Eğer teklifi reddeden ‘HDP’li olmadığı için’ reddettiyse, MHP’den teklifi kabul eden bir başka ismin de MHP’den bağımsız değerlendirilmesi imkânsız hale geldi. Gelinen noktada CHP ise koalisyon görüşmeleri sırasında ciddi ve anlamlı bir aktör muamelesi görmemek için elinden geleni ardına koymayan HDP’nin pozisyonuna hapsoldu.
7 Haziran’dan bu yana yaşananların 1 Kasım Seçimlerinde ciddi bir katalizör olacağı muhakkak. Lakin müstakil olarak ‘seçim hükûmetinden’ ziyade, 7 Haziran neticesinde Meclis’teki siyasi kısır döngünün seçmenin ana gündemi olacağı bilinmelidir. Bu yönüyle, düğümü çözen tek somut adım olan ‘seçim hükûmeti’, bir krizden ziyade ferahlama olarak algılanacaktır.

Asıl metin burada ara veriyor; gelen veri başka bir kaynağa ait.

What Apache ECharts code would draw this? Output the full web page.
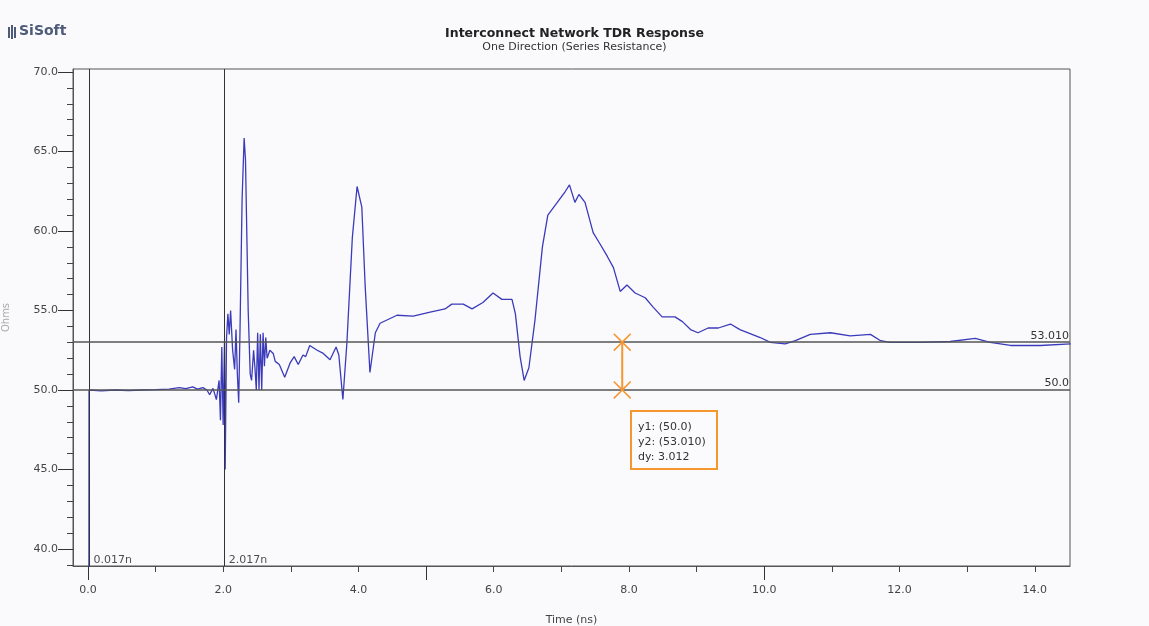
<!DOCTYPE html>
<html lang="en">
<head>
    <meta charset="UTF-8">
    <title>Interconnect Network TDR Response</title>
    <script src="https://cdn.jsdelivr.net/npm/echarts@6/dist/echarts.min.js"></script>
    <style>
        html, body { margin: 0; padding: 0; background: #fafafc; }
        #chart { width: 1149px; height: 626px; }
    </style>
</head>
<body>
<div id="chart"></div>
<script type="text/javascript">
    // TDR trace (time in ns, impedance in ohms)
    var timeNs = [0.015, 0.017, 0.2, 0.4, 0.6, 0.8, 1.0, 1.2, 1.35, 1.45, 1.55, 1.62, 1.7, 1.76,
        1.80, 1.85, 1.90, 1.94, 1.96, 1.98, 2.00, 2.02, 2.03, 2.05, 2.07, 2.09, 2.11, 2.14, 2.17,
        2.19, 2.21, 2.23, 2.25, 2.28, 2.31, 2.33, 2.37, 2.40, 2.42, 2.45, 2.47, 2.49, 2.51, 2.53,
        2.55, 2.57, 2.59, 2.61, 2.63, 2.65, 2.69, 2.74, 2.77, 2.83, 2.91, 2.99, 3.05, 3.11, 3.18,
        3.22, 3.28, 3.39, 3.48, 3.58, 3.67, 3.71, 3.77, 3.83, 3.91, 3.98, 4.05, 4.10, 4.17, 4.25,
        4.32, 4.57, 4.81, 5.06, 5.28, 5.38, 5.55, 5.68, 5.84, 5.99, 6.12, 6.27, 6.32, 6.39, 6.45,
        6.52, 6.61, 6.72, 6.80, 6.94, 7.06, 7.12, 7.20, 7.26, 7.35, 7.47, 7.57, 7.68, 7.77, 7.87,
        7.97, 8.09, 8.24, 8.36, 8.49, 8.68, 8.79, 8.91, 9.02, 9.17, 9.32, 9.50, 9.64, 9.94, 10.09,
        10.31, 10.46, 10.68, 10.98, 11.27, 11.57, 11.72, 11.86, 12.31, 12.75, 13.12, 13.34, 13.64,
        14.08, 14.53];
    var ohms = [38.0, 50.0, 49.95, 50.0, 49.96, 50.0, 50.02, 50.06, 50.15, 50.08, 50.2, 50.05, 50.15, 50.0,
        49.7, 50.1, 49.4, 50.6, 48.1, 52.7, 47.8, 53.1, 45.0, 53.3, 54.8, 53.5, 55.0, 52.5, 51.3,
        53.8, 51.0, 49.2, 54.0, 62.0, 65.85, 64.5, 55.0, 51.0, 50.6, 52.5, 51.4, 50.0, 53.6, 50.0,
        53.5, 50.0, 53.6, 51.5, 53.3, 52.0, 52.5, 52.3, 51.8, 51.6, 50.8, 51.7, 52.1, 51.6, 52.2,
        52.1, 52.8, 52.5, 52.3, 51.9, 52.7, 52.2, 49.4, 53.0, 59.6, 62.8, 61.5, 56.5, 51.1, 53.6,
        54.2, 54.7, 54.65, 54.9, 55.1, 55.4, 55.4, 55.1, 55.5, 56.1, 55.7, 55.7, 54.8, 52.1, 50.6,
        51.4, 54.4, 59.0, 61.0, 61.8, 62.5, 62.9, 61.8, 62.3, 61.8, 59.9, 59.2, 58.4, 57.7, 56.2,
        56.6, 56.1, 55.8, 55.2, 54.6, 54.6, 54.3, 53.8, 53.6, 53.9, 53.9, 54.15, 53.8, 53.3, 53.0,
        52.9, 53.1, 53.5, 53.6, 53.4, 53.5, 53.1, 53.0, 53.0, 53.05, 53.25, 53.0, 52.8,
        52.8, 52.9];

    // cursors and measurement
    var cursorTimes = [0.017, 2.017];
    var cursorLabels = ['0.017n', '2.017n'];
    var levelValues = [53.010, 50.0];
    var levelLabels = ['53.010', '50.0'];
    var measureTime = 7.9;
    var measureText = ['y1: (50.0)', 'y2: (53.010)', 'dy: 3.012'];

    // axis ticks
    var xLabelValues = [0, 2, 4, 6, 8, 10, 12, 14];
    var xMinorTicks = [0, 1, 2, 3, 4, 5, 6, 7, 8, 9, 10, 11, 12, 13, 14];
    var xMajorTicks = [0, 5, 10];
    var yLabelValues = [40, 45, 50, 55, 60, 65, 70];
    var yMinorTicks = [];
    for (var i = 39; i <= 70; i++) yMinorTicks.push(i);

    var trace = [];
    for (var i = 0; i < timeNs.length; i++) {
        trace.push([timeNs[i], ohms[i]]);
    }

    var xMin = -0.22, xMax = 14.52, yMin = 38.93, yMax = 70.19;
    var axisColor = '#555';
    var orange = '#f5962f';
    var xSymbol = 'path://M0,1L1,0L8,7L15,0L16,1L9,8L16,15L15,16L8,9L1,16L0,15L7,8Z';

    var myChart = echarts.init(document.getElementById('chart'));
    var option = {
        backgroundColor: '#fafafc',
        animation: false,
        textStyle: { fontFamily: 'DejaVu Sans' },
        title: {
            text: 'Interconnect Network TDR Response',
            subtext: 'One Direction (Series Resistance)',
            left: 'center',
            top: 22,
            itemGap: 2,
            textStyle: { fontSize: 12.5, fontWeight: 'bold', color: '#222', fontFamily: 'DejaVu Sans' },
            subtextStyle: { fontSize: 11, color: '#333', fontFamily: 'DejaVu Sans' }
        },
        grid: {
            left: 73,
            right: 79,
            top: 69,
            bottom: 60,
            outerBoundsMode: 'none',
            containLabel: false,
            show: true,
            borderColor: axisColor,
            borderWidth: 1,
            backgroundColor: '#fafafc'
        },
        xAxis: [
            {
                type: 'value',
                min: xMin,
                max: xMax,
                name: 'Time (ns)',
                nameLocation: 'middle',
                nameGap: 49,
                nameTextStyle: { fontSize: 11, color: '#444' },
                splitLine: { show: false },
                axisLine: { onZero: false, lineStyle: { color: axisColor } },
                axisTick: { customValues: xMinorTicks, length: 6, lineStyle: { color: '#444' } },
                axisLabel: {
                    customValues: xLabelValues,
                    margin: 19,
                    fontSize: 11,
                    color: '#444',
                    formatter: function (v) { return v.toFixed(1); }
                }
            },
            {
                type: 'value',
                position: 'bottom',
                min: xMin,
                max: xMax,
                splitLine: { show: false },
                axisLine: { show: false, onZero: false },
                axisTick: { customValues: xMajorTicks, length: 14, lineStyle: { color: '#333' } },
                axisLabel: { show: false }
            }
        ],
        yAxis: [
            {
                type: 'value',
                min: yMin,
                max: yMax,
                name: 'Ohms',
                nameLocation: 'middle',
                nameGap: 62,
                nameTextStyle: { fontSize: 10, color: '#aaa' },
                splitLine: { show: false },
                axisLine: { onZero: false, lineStyle: { color: axisColor } },
                axisTick: { customValues: yMinorTicks, length: 6, lineStyle: { color: '#444' } },
                axisLabel: {
                    customValues: yLabelValues,
                    margin: 15,
                    fontSize: 11,
                    color: '#444',
                    formatter: function (v) { return v.toFixed(1); }
                }
            },
            {
                type: 'value',
                position: 'left',
                min: yMin,
                max: yMax,
                splitLine: { show: false },
                axisLine: { show: false, onZero: false },
                axisTick: { customValues: yLabelValues, length: 15, lineStyle: { color: '#333' } },
                axisLabel: { show: false }
            }
        ],
        series: [
            {
                name: 'TDR',
                type: 'line',
                data: trace,
                symbol: 'none',
                clip: true,
                z: 3,
                lineStyle: { color: '#3a3abb', width: 1.3 },
                markLine: {
                    silent: true,
                    symbol: 'none',
                    animation: false,
                    data: [
                        { xAxis: cursorTimes[0], lineStyle: { color: '#333', width: 1, type: 'solid' }, label: { show: false } },
                        { xAxis: cursorTimes[1], lineStyle: { color: '#333', width: 1, type: 'solid' }, label: { show: false } },
                        {
                            yAxis: levelValues[0],
                            lineStyle: { color: '#555', width: 1.5, type: 'solid' },
                            label: { show: true, position: 'insideEndTop', formatter: levelLabels[0], distance: 1, fontSize: 11, color: '#333' }
                        },
                        {
                            yAxis: levelValues[1],
                            lineStyle: { color: '#555', width: 1.5, type: 'solid' },
                            label: { show: true, position: 'insideEndTop', formatter: levelLabels[1], distance: 1, fontSize: 11, color: '#333' }
                        }
                    ]
                }
            },
            {
                name: 'cursor labels',
                type: 'scatter',
                symbolSize: 1,
                itemStyle: { color: 'rgba(0,0,0,0)' },
                silent: true,
                data: [
                    { value: [cursorTimes[0], 39.3], label: { formatter: cursorLabels[0] } },
                    { value: [cursorTimes[1], 39.3], label: { formatter: cursorLabels[1] } }
                ],
                label: { show: true, position: 'right', distance: 4, fontSize: 11, color: '#222' }
            },
            {
                name: 'measure',
                type: 'line',
                data: [[measureTime, levelValues[1]], [measureTime, levelValues[0]]],
                symbol: xSymbol,
                symbolSize: 18,
                showSymbol: true,
                z: 5,
                itemStyle: { color: orange },
                lineStyle: { color: orange, width: 2 }
            }
        ],
        graphic: [
            // logo
            { type: 'rect', left: 8, top: 27, shape: { width: 2, height: 11 }, style: { fill: '#4d5a78' } },
            { type: 'rect', left: 11, top: 25, shape: { width: 2, height: 14 }, style: { fill: '#4d5a78' } },
            { type: 'rect', left: 14, top: 27, shape: { width: 2, height: 11 }, style: { fill: '#4d5a78' } },
            {
                type: 'text', left: 19, top: 24,
                style: { text: 'SiSoft', fontSize: 14, fontWeight: 'bold', fill: '#4d5a78', fontFamily: 'DejaVu Sans' }
            },
            // measurement box
            {
                type: 'rect', left: 630, top: 410, z: 10,
                shape: { width: 86, height: 58 },
                style: { fill: '#fbfbfd', stroke: orange, lineWidth: 2 }
            },
            {
                type: 'text', left: 638, top: 420, z: 11,
                style: { text: measureText.join('\n'), fontSize: 11, lineHeight: 15, fill: '#333', fontFamily: 'DejaVu Sans' }
            }
        ]
    };
    myChart.setOption(option);
</script>
</body>
</html>
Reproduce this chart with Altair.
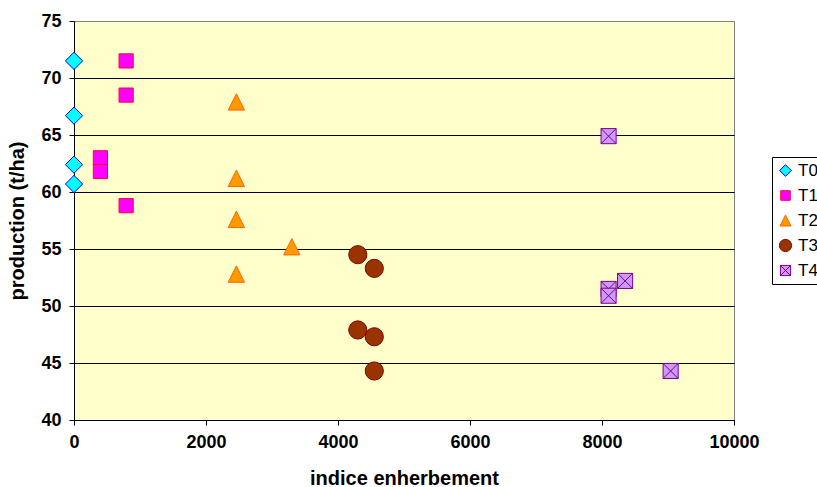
import altair as alt
import pandas as pd

# Treatment groups and their (weed-cover index, yield) measurements
series_names = ["T0", "T1", "T2", "T3", "T4"]

t0_x = [0, 0, 0, 0]
t0_y = [71.5, 66.7, 62.4, 60.7]

t1_x = [400, 400, 790, 790, 790]
t1_y = [63.0, 61.8, 71.5, 68.5, 58.8]

t2_x = [2460, 2460, 2460, 2460, 3300]
t2_y = [67.9, 61.2, 57.6, 52.8, 55.2]

t3_x = [4300, 4550, 4300, 4550, 4550]
t3_y = [54.5, 53.3, 47.9, 47.3, 44.3]

t4_x = [8100, 8100, 8100, 8350, 9040]
t4_y = [64.9, 51.5, 50.9, 52.2, 44.3]

x_ticks = [0, 2000, 4000, 6000, 8000, 10000]
y_ticks = [40, 45, 50, 55, 60, 65, 70, 75]

# Marker styling per treatment (paths in a [-1, 1] unit box)
fills = ["#00FFFF", "#FF00FF", "#FF9900", "#993300", "#CC99FF"]
strokes = ["#0000FF", "#FF0033", "#FF6600", "#800000", "#800080"]
shapes = [
    "M-0.95,0L0,-0.95L0.95,0L0,0.95Z",
    "M-0.78,-0.78H0.78V0.78H-0.78Z",
    "M0,-0.9L0.9,0.9L-0.9,0.9Z",
    "circle",
    "M-0.83,-0.83H0.83V0.83H-0.83Z M-0.83,-0.83L0.83,0.83 M0.83,-0.83L-0.83,0.83",
]

rows = []
for name, xs, ys in zip(series_names,
                        [t0_x, t1_x, t2_x, t3_x, t4_x],
                        [t0_y, t1_y, t2_y, t3_y, t4_y]):
    for xv, yv in zip(xs, ys):
        rows.append({"serie": name, "indice": xv, "production": yv})
df = pd.DataFrame(rows)

font = "Liberation Sans"

legend = alt.Legend(
    title=None,
    orient="none",
    legendX=698,
    legendY=136,
    strokeColor="#000000",
    fillColor="#FFFFFF",
    padding=5,
    symbolSize=150,
    symbolStrokeWidth=1,
    labelFont=font,
    labelFontSize=17,
    labelColor="#000000",
    labelOffset=4,
    rowPadding=7,
)

chart = alt.Chart(df).mark_point(filled=True, opacity=1, strokeWidth=1, size=330).encode(
    x=alt.X(
        "indice:Q",
        scale=alt.Scale(domain=[0, 10000], nice=False),
        axis=alt.Axis(
            title="indice enherbement",
            values=x_ticks,
            grid=False,
            format="d",
            labelFlush=False,
            titlePadding=17,
        ),
    ),
    y=alt.Y(
        "production:Q",
        scale=alt.Scale(domain=[40, 75], nice=False, zero=False),
        axis=alt.Axis(
            title="production (t/ha)",
            values=y_ticks,
            grid=True,
            gridColor=alt.condition("datum.value == 75", alt.value("#808080"), alt.value("#000000")),
            labelFlush=False,
            titlePadding=13,
        ),
    ),
    shape=alt.Shape("serie:N", scale=alt.Scale(domain=series_names, range=shapes), legend=legend),
    fill=alt.Fill("serie:N", scale=alt.Scale(domain=series_names, range=fills), legend=legend),
    stroke=alt.Stroke("serie:N", scale=alt.Scale(domain=series_names, range=strokes), legend=legend),
).properties(
    width=660,
    height=399,
    background="#FFFFFF",
    autosize=alt.AutoSizeParams(type="none"),
    padding={"left": 74, "top": 21, "right": 83, "bottom": 67},
).configure_view(
    fill="#FFFFCC",
    stroke="#808080",
    strokeWidth=1,
).configure_axis(
    domainColor="#000000",
    tickColor="#000000",
    tickSize=5,
    gridWidth=1,
    gridOpacity=1,
    labelFont=font,
    labelFontSize=18,
    labelFontWeight="bold",
    labelColor="#000000",
    labelPadding=8,
    titleFont=font,
    titleFontSize=20,
    titleFontWeight="bold",
    titleColor="#000000",
)

chart.save("out.html", embed_options={"renderer": "svg", "actions": False})
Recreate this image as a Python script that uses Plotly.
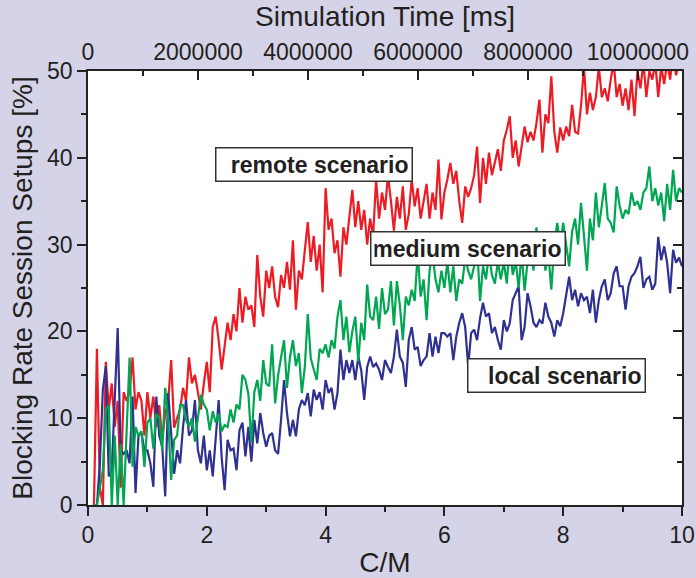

Seçim hükûmetiyle gereksiz ve anlamsız bir kavgaya girişen CHP ve MHP’nin, ‘yokluğu nedeniyle’ kazanacağı bir siyasi sermaye olmayacağı gibi; HDP de ‘varlığı nedeniyle’ kestirmeden anlamsızlığını ortadan kaldıramayacak. ‘Seçim hükûmetiyle’ yel değirmenleriyle kavga edercesine uğraşmaktan vazgeçerlerse, 1 Kasım’da seçime gireceğiz.